The ACF had sought to establish a climate change case in Australia and argued that approval of the proposed mega coal mine in Queensland’s Galilee Basin was inconsistent with the country’s international obligations to protect the Great Barrier Reef, according to a report by The Sydney Morning Herald.

“At their core, these challenges have been about stopping investment and jobs as part of a wider activist campaign against mining. A recent report by PwC quantified the cost of these delays as being some $3 billion to the economy and over 1600 jobs annually over the first ten years of the intended projects.
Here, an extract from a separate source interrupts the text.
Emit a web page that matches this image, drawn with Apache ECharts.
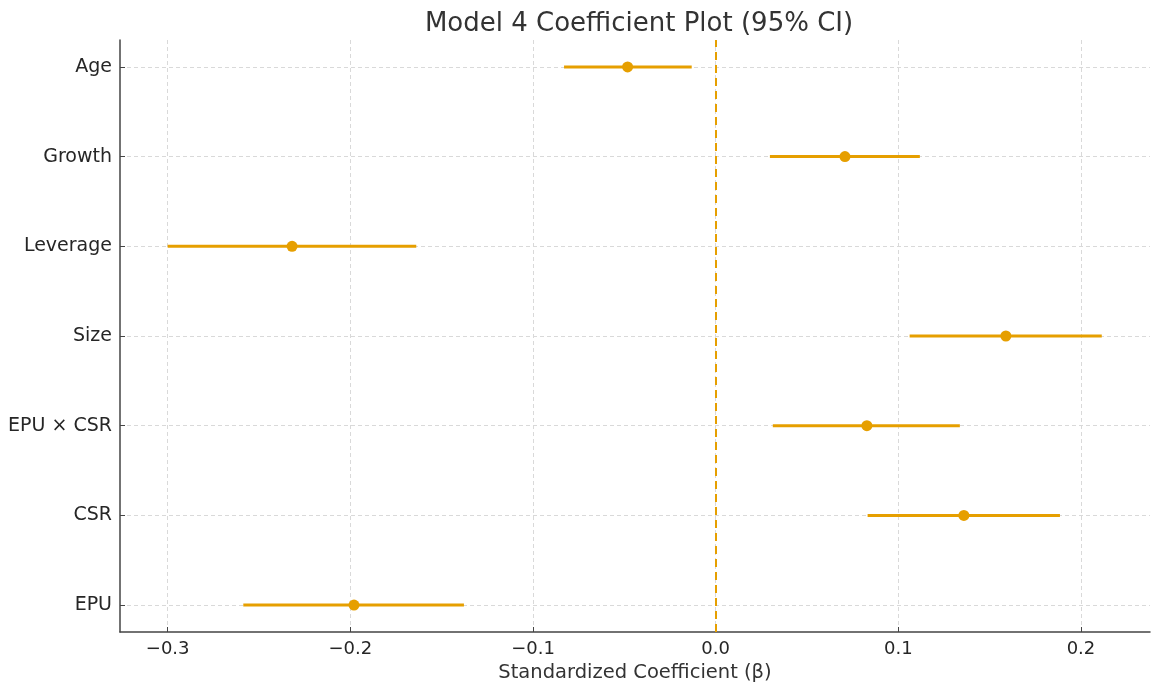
<!DOCTYPE html>
<html>
<head>
<meta charset="utf-8">
<script src="https://cdn.jsdelivr.net/npm/echarts@6/dist/echarts.min.js"></script>
<style>html,body{margin:0;padding:0;background:#fff;}#c{width:1155px;height:683px;}</style>
</head>
<body>
<div id="c"></div>
<script>
const categories = ['EPU', 'CSR', 'EPU × CSR', 'Size', 'Leverage', 'Growth', 'Age'];
const estimates = [-0.198, 0.1359, 0.0828, 0.1589, -0.2319, 0.0708, -0.0482];
const ciLow = [-0.2586, 0.0832, 0.0313, 0.1062, -0.3000, 0.0297, -0.0830];
const ciHigh = [-0.1378, 0.1885, 0.1337, 0.2114, -0.1639, 0.1118, -0.0131];
const xTicks = [-0.3, -0.2, -0.1, 0.0, 0.1, 0.2];
const yTicks = [0, 1, 2, 3, 4, 5, 6];

const ORANGE = '#E69F00';
const FONT = 'DejaVu Sans';

const ciData = categories.map((c, i) => [ciLow[i], ciHigh[i], i]);
const ptData = categories.map((c, i) => [estimates[i], i]);

const chart = echarts.init(document.getElementById('c'), null, {renderer: 'canvas'});
chart.setOption({
  backgroundColor: '#fff',
  animation: false,
  title: {
    text: 'Model 4 Coefficient Plot (95% CI)',
    left: 634, top: 6, textAlign: 'center',
    textStyle: {fontFamily: FONT, fontSize: 26, fontWeight: 'normal', color: '#333'}
  },
  grid: {left: 120, right: 5, top: 40, bottom: 51, containLabel: false, outerBoundsMode: 'none'},
  xAxis: {
    type: 'value', min: -0.3261, max: 0.2378,
    name: 'Standardized Coefficient (β)', nameLocation: 'middle', nameGap: 30,
    nameTextStyle: {fontFamily: FONT, fontSize: 19.5, color: '#333'},
    axisLine: {show: true, onZero: false, lineStyle: {color: '#444', width: 1.5}},
    axisTick: {show: true, inside: true, length: 5, lineStyle: {color: '#444'}, customValues: xTicks},
    axisLabel: {
      customValues: xTicks, fontFamily: FONT, fontSize: 18, color: '#262626', margin: 8,
      formatter: v => (Math.abs(v) < 1e-9 ? '0.0' : v.toFixed(1).replace('-', '\u2212'))
    },
    splitLine: {show: true, lineStyle: {color: '#d9d9d9', type: [4, 3], width: 1}}
  },
  yAxis: {
    type: 'value', min: -0.3, max: 6.3,
    axisLine: {show: true, onZero: false, lineStyle: {color: '#444', width: 1.5}},
    axisTick: {show: true, inside: true, length: 5, lineStyle: {color: '#444'}, customValues: yTicks},
    axisLabel: {
      customValues: yTicks, fontFamily: FONT, fontSize: 19, color: '#262626', margin: 8,
      formatter: v => categories[Math.round(v)]
    },
    splitLine: {show: true, lineStyle: {color: '#d9d9d9', type: [4, 3], width: 1}}
  },
  series: [
    {
      type: 'custom',
      data: ciData,
      encode: {x: [0, 1], y: 2},
      renderItem: function (params, api) {
        const a = api.coord([api.value(0), api.value(2)]);
        const b = api.coord([api.value(1), api.value(2)]);
        return {
          type: 'line',
          shape: {x1: a[0], y1: a[1], x2: b[0], y2: b[1]},
          style: {stroke: ORANGE, lineWidth: 3}
        };
      },
      z: 3
    },
    {
      type: 'scatter',
      data: ptData,
      symbol: 'circle', symbolSize: 11,
      itemStyle: {color: ORANGE, opacity: 1},
      z: 4,
      markLine: {
        silent: true, symbol: 'none', label: {show: false},
        lineStyle: {color: ORANGE, type: [8, 5], width: 2},
        data: [{xAxis: 0}]
      }
    }
  ]
});
</script>
</body>
</html>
In local communities, a state and a national economy crying out for growth, this represents a significant cost to the community, not just to Adani,” said the company.

Adani argued that if the better quality, better regulated coal from Australia is not sourced in Queensland, it will simply mean that lower quality, higher emissions coal from elsewhere in the world will be used. So the activists will not only harm local jobs, but if they get their way would ensure higher emissions as well.

“The activist-driven challenges are part of a known minority campaign. While loud, they fly in the face of the strong support the company's projects have from local communities in North and Central Queensland, the tireless work with landholders, and the years of work with local councils, business and resident groups who are keen to realise the benefits of these job-creating projects,” it added. 

It further added, “Adani stands ready to deliver on its long term future with Queensland, pending the resolution of a small number of outstanding legal challenges. As the company has previously indicated, if those issues are finalised, construction can commence in 2017.”